Key findings include:

  • When parents get the opportunity to choose, they take advantage of it, though many wish there were better options. Nearly two-thirds of parents reported choosing a non-neighborhood-based school. When asked whether they had other good options beyond their current school, 65 percent of parents reported having good public school options available to them. 

 

 

 

 

 

 

 

 

 

  • African American and Hispanic parents are less optimistic optimism about whether schools are improving compared to white parents. More than half of all parents reported that the District’s schools are getting better.

 

 

 

 

 

 

 

  • Some parents are forced to make difficult trade-offs between academics, safety, and location. Eighty percent of parents in Washington, DC report prioritizing academics over safety and school location.

 

 

 

 

 

 

 

 

 

  • Parents with less education, minority parents, and parents of children with special needs are 20 percent more likely to report having difficulty navigating choice. Parents with a high school diploma or less were significantly less likely than parents with a bachelor’s degree or more to report choosing on the basis of academic quality and more likely to cite safety and location as salient concerns.

 

 

 

 

 

 

 

 

 

 

 

 

 

 

 

 

 

 

 

 

 

 

According to the report, Washington DC has made the most progress on transportation, fair enrollment, and information systems, compared to the other cities surveyed.  The survey focused on parents in Baltimore, Cleveland, Denver, Detroit, Indianapolis, New Orleans, Philadelphia, and Washington, DC. Parents struggled to get the information they need, even in cities with comprehensive parent information systems.
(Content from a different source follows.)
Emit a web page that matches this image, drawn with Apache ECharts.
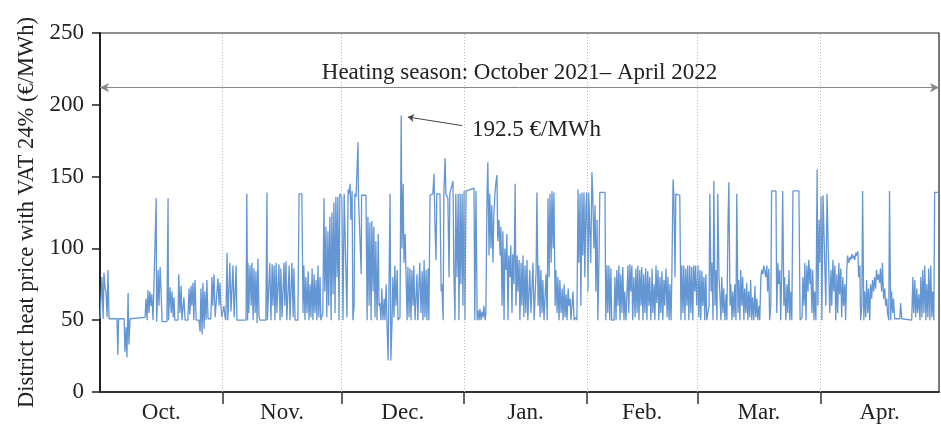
<!DOCTYPE html>
<html>
<head>
<meta charset="utf-8">
<script src="https://cdn.jsdelivr.net/npm/echarts@6/dist/echarts.min.js"></script>
<style>
html, body { margin: 0; padding: 0; background: #fff; }
#chart { width: 941px; height: 427px; }
</style>
</head>
<body>
<div id="chart"></div>
<script>
// hourly price trace as [day of season, €/MWh]
var oct = [[0,51],[0.5,80],[0.8,51],[1.0,83],[1.3,72],[1.5,70],[1.8,52],[2.0,85],[2.3,51],[4.3,51],[4.5,26],[4.7,51],[6.1,51],[6.3,28],[6.6,45],[6.8,24],[7.1,69],[7.3,33],[7.6,51],
  [11.4,52],[11.6,65],[11.9,50],[12.1,71],[12.4,55],[12.6,70],[12.9,60],[13.1,68],[13.4,50],[13.9,49],[14.2,135],[14.3,49],[14.4,55],[14.7,85],[14.9,60],[15.2,87],[15.4,88],[15.7,49],
  [16.9,49],[17.2,135],[17.3,50],[17.7,73],[18.0,55],[18.2,70],[18.5,52],[18.7,66],[18.9,50],[19.7,50],[19.9,82],[20.2,55],[20.5,74],[20.7,50],[21.2,66],[21.5,50],
  [22.2,50],[22.5,72],[22.7,54],[23.0,74],[23.2,60],[23.5,76],[23.7,50],[24.0,78],[24.3,50],[25.0,50],[25.3,42],[25.5,72],[25.8,40],[26.0,76],[26.3,44],[26.5,70],[26.8,50],[27.0,78],[27.3,51],
  [28.0,51],[28.3,80],[28.5,60],[28.8,82],[29.1,52],[29.6,51],[29.8,79],[30.1,60],[30.3,76],[30.6,58]];
var nov = [[30.8,52],[31.3,60],[31.6,52],[31.8,50],[32.1,97],[32.3,50],[32.8,90],[33.1,56],[33.6,88],[33.9,52],[34.4,88],[34.6,50],[36.9,50],[37.1,138],[37.3,50],
  [37.4,90],[37.6,55],[37.9,88],[38.2,60],[38.4,90],[38.7,50],[38.9,86],[39.2,55],[39.4,84],[39.7,48],[39.9,93],[40.2,52],[40.4,50],[41.9,50],[42.2,139],[42.3,50],
  [42.9,90],[43.2,50],[43.5,89],[43.7,60],[44.0,88],[44.2,50],[44.5,90],[44.7,55],[45.2,89],[45.5,50],[45.7,86],[46.0,52],[46.5,90],[46.7,60],[47.0,91],[47.2,50],
  [47.8,88],[48.0,50],[48.5,90],[48.8,52],[49.0,86],[49.3,50],[50.0,50],[50.3,138],[51.0,138],[51.3,55],[51.5,88],[51.8,50],[52.0,80],[52.3,55],[52.6,84],[52.8,50],
  [53.1,75],[53.3,52],[53.6,86],[53.8,50],[54.1,82],[54.3,55],[54.6,78],[54.8,50],[55.1,88],[55.3,52],[55.6,80],[55.8,50],[56.3,55],[56.6,135],[56.8,70],[57.1,115],
  [57.3,52],[57.6,112],[57.8,60],[58.1,122],[58.4,50],[58.6,125],[58.9,68],[59.1,132],[59.4,55],[59.6,136],[59.9,80],[60.1,136],[60.4,50],[60.6,138]];
var dec = [[60.9,138],[61.1,136],[61.4,50],[61.7,138],[62.1,138],[62.4,52],[62.7,141],[62.9,138],[63.2,145],[63.4,120],[63.7,140],[63.9,50],[64.2,60],[64.4,138],[64.7,136],
  [64.9,137],[65.2,174],[65.3,137],[65.7,137],[66.0,82],[66.1,137],[67.2,137],[67.5,50],[67.7,122],[68.0,60],[68.2,118],[68.5,50],[68.7,119],[69.0,70],[69.2,115],[69.5,52],
  [69.7,105],[70.0,50],[70.3,110],[70.5,60],[70.7,62],[71.0,50],[71.2,72],[71.5,50],[71.8,65],[72.0,50],[72.3,75],[72.5,50],[72.8,22],[73.0,22],[73.3,138],[73.5,22],
  [73.8,50],[74.0,80],[74.3,52],[74.5,88],[74.8,60],[75.1,85],[75.3,50],[75.8,52],[76.1,192.5],[76.3,100],[76.6,145],[76.8,90],[77.1,110],[77.3,85],[77.6,50],[77.8,87],
  [78.1,52],[78.3,86],[78.6,50],[78.8,85],[79.1,60],[79.3,88],[79.6,50],[80.1,82],[80.3,50],[80.8,90],[81.1,55],[81.4,84],[81.6,50],[81.9,92],[82.1,52],[82.4,85],[82.6,50],
  [82.9,86],[83.1,50],[83.4,137],[83.6,138],[84.1,138],[84.4,152],[84.6,120],[84.9,92],[85.1,138],[85.9,138],[86.2,70],[86.4,75],[86.7,50],[86.9,140],[87.2,163],[87.4,138],
  [87.9,135],[88.2,80],[88.4,138],[88.9,139],[89.2,147],[89.4,85],[89.7,50],[89.9,138],[90.2,80],[90.5,138],[90.7,50],[91.0,138],[91.2,75],[91.5,138]];
var jan = [[91.7,60],[92.0,140],[92.2,50],[92.5,140],[93.5,141],[94.5,142],[94.7,50],[95.0,140],[95.3,50],[95.5,57],[95.8,50],[96.0,58],[96.3,50],[96.5,56],[96.8,52],[97.0,60],
  [97.3,50],[97.5,55],[97.8,138],[98.0,160],[98.3,95],[98.5,138],[98.8,100],[99.0,130],[99.3,90],[99.5,122],[99.8,138],[100.0,145],[100.3,151],[100.5,105],[100.8,120],
  [101.1,95],[101.3,115],[101.6,60],[101.8,112],[102.1,50],[102.3,100],[102.6,85],[102.8,110],[103.1,50],[103.3,95],[103.6,80],[103.8,102],[104.1,55],[104.3,96],[104.6,75],
  [104.9,145],[105.1,60],[105.4,95],[105.6,70],[105.9,92],[106.1,50],[106.4,90],[106.6,60],[106.9,95],[107.1,52],[107.4,88],[107.6,55],[107.9,92],[108.1,50],[108.6,85],
  [108.9,55],[109.4,90],[109.7,50],[110.2,85],[110.4,139],[110.7,60],[110.9,88],[111.2,52],[111.4,85],[111.7,55],[111.9,78],[112.2,50],[112.7,82],[113.0,50],[113.2,135],
  [113.5,80],[113.7,138],[114.0,90],[114.2,140],[114.5,100],[114.7,139],[115.0,60],[115.2,85],[115.5,55],[115.7,80],[116.0,50],[116.2,78],[116.5,55],[116.8,72],[117.0,50],
  [117.3,75],[117.5,52],[117.8,68],[118.0,50],[118.3,72],[118.5,60],[118.8,65],[119.0,50],[119.5,70],[119.8,50],[120.3,52],[120.5,50],[120.8,141],[121.0,90],[121.3,138],
  [121.5,60],[121.8,139],[122.0,95],[122.3,139],[122.5,80]];
var feb = [[122.8,130],[123.0,139],[123.3,70],[123.5,139],[123.8,139],[124.0,90],[124.3,153],[124.5,139],[124.8,100],[125.1,130],[125.3,70],[125.6,120],[125.8,50],[126.1,95],
  [126.3,139],[127.6,139],[127.8,50],[128.1,88],[128.3,55],[128.6,88],[128.8,50],[129.1,86],[129.3,50],[129.9,50],[130.1,80],[130.4,50],[130.6,85],[130.9,60],[131.1,88],
  [131.4,50],[131.6,82],[131.9,55],[132.1,87],[132.4,50],[132.6,70],[132.9,50],[133.4,88],[133.6,55],[133.9,89],[134.1,70],[134.4,88],[134.6,50],[134.9,80],[135.2,52],
  [135.4,86],[135.7,55],[135.9,88],[136.2,50],[136.4,85],[136.7,60],[136.9,87],[137.2,50],[137.4,82],[137.7,55],[137.9,86],[138.2,50],[138.4,84],[138.7,60],[138.9,80],
  [139.2,50],[139.5,86],[139.7,55],[140.0,75],[140.2,50],[140.5,88],[140.7,62],[141.0,85],[141.2,50],[141.5,80],[141.7,55],[142.0,84],[142.2,50],[142.5,78],[142.7,60],
  [143.0,86],[143.3,52],[143.5,80],[143.8,50],[144.0,75],[144.3,50],[144.5,82],[144.8,148],[145.0,138],[145.3,80],[145.5,138],[146.5,137],[146.8,50],[147.0,88],[147.3,55],
  [147.5,88],[147.8,50],[148.0,86],[148.3,60],[148.5,88],[148.8,50],[149.0,88],[149.3,55],[149.5,87],[149.8,50],[150.0,88],[150.3,70],[150.5,88]];
var mar = [[150.8,60],[151.1,88],[151.3,52],[151.6,85],[151.8,50],[152.1,84],[152.3,60],[152.6,80],[152.8,50],[153.1,82],[153.3,50],[153.9,60],[154.1,138],[154.4,70],[154.6,90],
  [154.9,50],[155.1,147],[155.4,60],[155.6,85],[155.9,50],[156.1,138],[156.4,80],[156.6,70],[156.9,50],[157.1,80],[157.4,55],[157.6,72],[157.9,50],[158.2,68],[158.4,50],
  [158.7,120],[158.9,146],[159.2,60],[159.4,75],[159.7,50],[159.9,70],[160.2,52],[160.4,75],[160.7,50],[160.9,138],[161.2,55],[161.4,78],[161.7,50],[161.9,85],[162.2,60],
  [162.4,80],[162.7,50],[162.9,72],[163.2,55],[163.4,76],[163.7,50],[163.9,70],[164.2,52],[164.4,78],[164.7,50],[164.9,66],[165.2,50],[165.5,74],[165.7,52],[166.0,65],
  [166.2,50],[166.5,60],[166.7,50],[167.0,80],[167.2,85],[167.5,82],[167.7,88],[168.0,84],[168.2,80],[168.5,88],[168.7,70],[169.0,86],[169.2,50],[169.5,60],[169.7,140],
  [170.8,140],[171.0,55],[171.3,90],[171.5,75],[171.8,85],[172.0,50],[172.3,88],[172.5,140],[172.8,60],[173.0,80],[173.3,50],[173.6,75],[173.8,55],[174.1,85],[174.3,50],
  [174.6,70],[174.8,50],[175.1,140],[176.6,140],[176.9,50],[177.4,52],[177.6,80],[177.9,60],[178.1,90],[178.4,50],[178.6,88],[178.9,70],[179.1,92],[179.4,75],[179.6,86],
  [179.9,55],[180.1,85],[180.4,50],[180.6,70],[180.9,50],[181.2,155],[181.4,60]];
var apr = [[181.7,120],[181.9,90],[182.2,136],[182.4,50],[182.7,137],[183.2,137],[183.4,60],[183.7,138],[184.2,137],[184.4,55],[184.7,85],[184.9,60],[185.2,92],[185.4,70],
  [185.7,88],[185.9,50],[186.2,82],[186.4,55],[186.7,90],[186.9,68],[187.2,86],[187.4,52],[187.7,80],[187.9,60],[188.2,75],[188.4,50],[188.7,85],[188.9,95],[189.2,90],
  [189.5,94],[189.7,92],[190.0,96],[190.2,93],[190.5,95],[190.7,92],[191.0,97],[191.2,95],[191.5,98],[191.7,80],[192.0,88],[192.2,50],[192.5,60],[192.7,140],[193.0,50],
  [193.2,70],[193.5,52],[193.7,78],[194.0,55],[194.2,72],[194.5,50],[194.7,75],[195.0,65],[195.2,78],[195.5,70],[195.7,80],[196.0,72],[196.2,85],[196.5,78],[196.7,82],
  [197.0,76],[197.2,86],[197.5,70],[197.7,90],[198.0,65],[198.3,72],[198.5,60],[198.8,65],[199.0,55],[199.3,50],[199.5,140],[199.8,50],[200.0,70],[200.3,55],[200.5,65],
  [200.8,51],[202.1,51],[202.3,62],[202.6,51],[205.1,50],[205.4,80],[205.6,55],[205.9,78],[206.1,52],[206.4,72],[206.6,55],[206.9,68],[207.2,50],[207.4,80],[207.7,52],
  [207.9,85],[208.2,55],[208.4,88],[208.7,50],[208.9,75],[209.2,52],[209.4,86],[209.7,50],[209.9,88],[210.2,52],[210.4,70],[210.7,50],[210.9,139],[211.7,139]];

var monthStarts = [31, 61, 92, 123, 151, 182];
var monthMids = [15.5, 46, 76.5, 107.5, 137, 166.5, 197];
var monthNames = ['Oct.', 'Nov.', 'Dec.', 'Jan.', 'Feb.', 'Mar.', 'Apr.'];
var seasonEnd = 212;
var seasonLevel = 212;
var peak = { day: 76.1, value: 192.5 };

var priceData = oct.concat(nov, dec, jan, feb, mar, apr);
var serif = '"Liberation Serif", "DejaVu Serif", serif';

var chart = echarts.init(document.getElementById('chart'));
chart.setOption({
	animation: false,
	grid: {
		left: 100,
		right: 2,
		top: 33,
		bottom: 35,
		show: true,
		borderColor: '#222',
		borderWidth: 1.2,
		backgroundColor: 'transparent'
	},
	xAxis: {
		type: 'value',
		min: 0,
		max: seasonEnd,
		axisLine: { onZero: false, lineStyle: { color: '#333', width: 2 } },
		axisTick: { show: true, inside: false, length: 12, customValues: monthStarts, lineStyle: { color: '#333', width: 1.5 } },
		axisLabel: {
			customValues: monthMids,
			formatter: function(v) {
				var i = monthMids.indexOf(v)
				return i >= 0 ? monthNames[i] : ''
			},
			fontFamily: serif,
			fontSize: 23,
			color: '#222',
			margin: 9
		},
		splitLine: { show: false }
	},
	yAxis: {
		type: 'value',
		min: 0,
		max: 250,
		interval: 50,
		name: 'District heat price with VAT 24% (€/MWh)',
		nameLocation: 'middle',
		nameGap: 56,
		nameTextStyle: { fontFamily: serif, fontSize: 22.5, color: '#222' },
		axisLine: { show: true, lineStyle: { color: '#222', width: 2 } },
		axisTick: { show: true, inside: false, length: 8, lineStyle: { color: '#222', width: 1.5 } },
		axisLabel: { fontFamily: serif, fontSize: 23, color: '#222', margin: 16 },
		splitLine: { show: false }
	},
	series: [{
		// month dividers, kept under the trace
		type: 'line',
		z: 1,
		data: [],
		markLine: {
			silent: true,
			symbol: ['none', 'none'],
			label: { show: false },
			lineStyle: { type: [1, 2], color: '#b8b8b8', width: 1 },
			data: monthStarts.map(function(d) { return { xAxis: d } })
		}
	}, {
		type: 'line',
		z: 3,
		data: [],
		markLine: {
			silent: true,
			symbol: ['arrow', 'arrow'],
			symbolSize: [7, 9],
			lineStyle: { type: 'solid', color: '#888', width: 1 },
			label: {
				show: true,
				position: 'middle',
				distance: 3,
				formatter: 'Heating season: October 2021– April 2022',
				fontFamily: serif,
				fontSize: 23,
				color: '#222'
			},
			data: [[{ coord: [0, seasonLevel] }, { coord: [seasonEnd, seasonLevel] }]]
		}
	}, {
		type: 'line',
		z: 3,
		data: [],
		markLine: {
			silent: true,
			symbol: ['none', 'arrow'],
			symbolSize: 6,
			lineStyle: { type: 'solid', color: '#444', width: 1 },
			label: { show: false },
			data: [[{ coord: [91.5, 185.5] }, { coord: [peak.day + 1.7, peak.value - 1] }]]
		},
		markPoint: {
			silent: true,
			symbol: 'circle',
			symbolSize: 0,
			label: {
				show: true,
				position: 'right',
				distance: 0,
				formatter: peak.value + ' €/MWh',
				fontFamily: serif,
				fontSize: 23,
				color: '#222'
			},
			data: [{ coord: [94, 182.5] }]
		}
	}, {
		name: 'price',
		type: 'line',
		z: 2,
		data: priceData,
		showSymbol: false,
		symbol: 'none',
		lineStyle: { color: '#6496d4', width: 1.3 },
		emphasis: { disabled: true }
	}]
});
</script>
</body>
</html>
And were the least likely to report transportation as a barrier in New Orleans, the only city where most non-neighborhood public schools provide transportation.

The researchers recommend that civic and school leaders in these cities focus on making more high-quality schools available, develop more customized solutions for parents struggling to navigate their options, provide greater transportation assistance for those seeking a better school, and invest more heavily in information systems to help parents make more informed choices.

CRPE conducted this survey in the spring of 2014, gathering data from 500 parents or guardians in eight high-choice cities across the country. This report, which breaks out the survey findings among each of the eight cities, is the second in CRPE’s Making School Choice Work series, with the first report issued in July 2014.

The new report finds parents believe schools are getting better and more needs to be done to improve the number of high performing schools.